This book is intended to guide advisors, administrators, and faculty members engaged with study abroad who are concerned with answering the question: what does study abroad achieve? It will also inform the work of study abroad organizations as well as institutions receiving study abroad students.
Offering a broad-based approach to assessment, the book will appeal to those starting out. However, an array of case studies, illustrating the often untidy process of implementation, will equally appeal to those further along by offering creative - and often simple - approaches to common problems.
Following an account of how, and why, assessment in the field has evolved, the first part of the book sets the stage for the reader to consider the role of mission and context in determining purpose, goals and outcomes; to identify and consult with stakeholders; determine what data and expertise may already be available on campus; match methods and tools to questions; and create realistic plans to communicate findings, and to act upon them.
The second part of the book offers an overview of appropriate tools and strategies for assessing study abroad, emphasizing the importance of carefully formulating and prioritizing assessment questions and understanding the advantages and drawbacks of different instruments.
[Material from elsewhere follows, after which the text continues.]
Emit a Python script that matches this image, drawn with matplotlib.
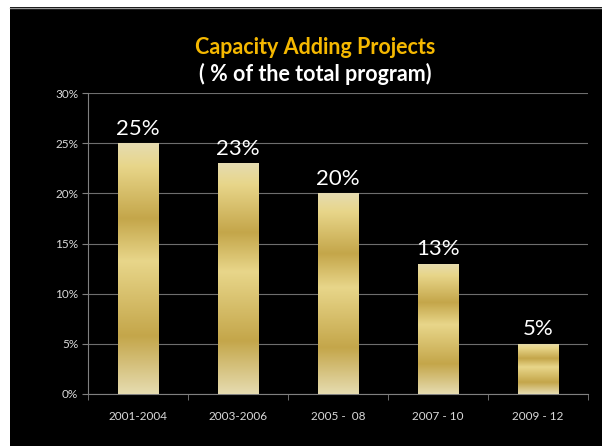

It describes an array of qualitative, quantitative, and mixed methods, illustrating their application with examples of practice, and concludes by outlining the process of putting a plan into action.
The book concludes with ten case studies that illustrate various approaches to planning, experimentation, and implementation, some revealing false starts and lessons learned, and all conveying the message that assessment is an iterative, on-going process that needs constant refinement. The cases represent a wide variety of institutional and organizational types and demonstrate how each selected methods suited to their capacities and cultures.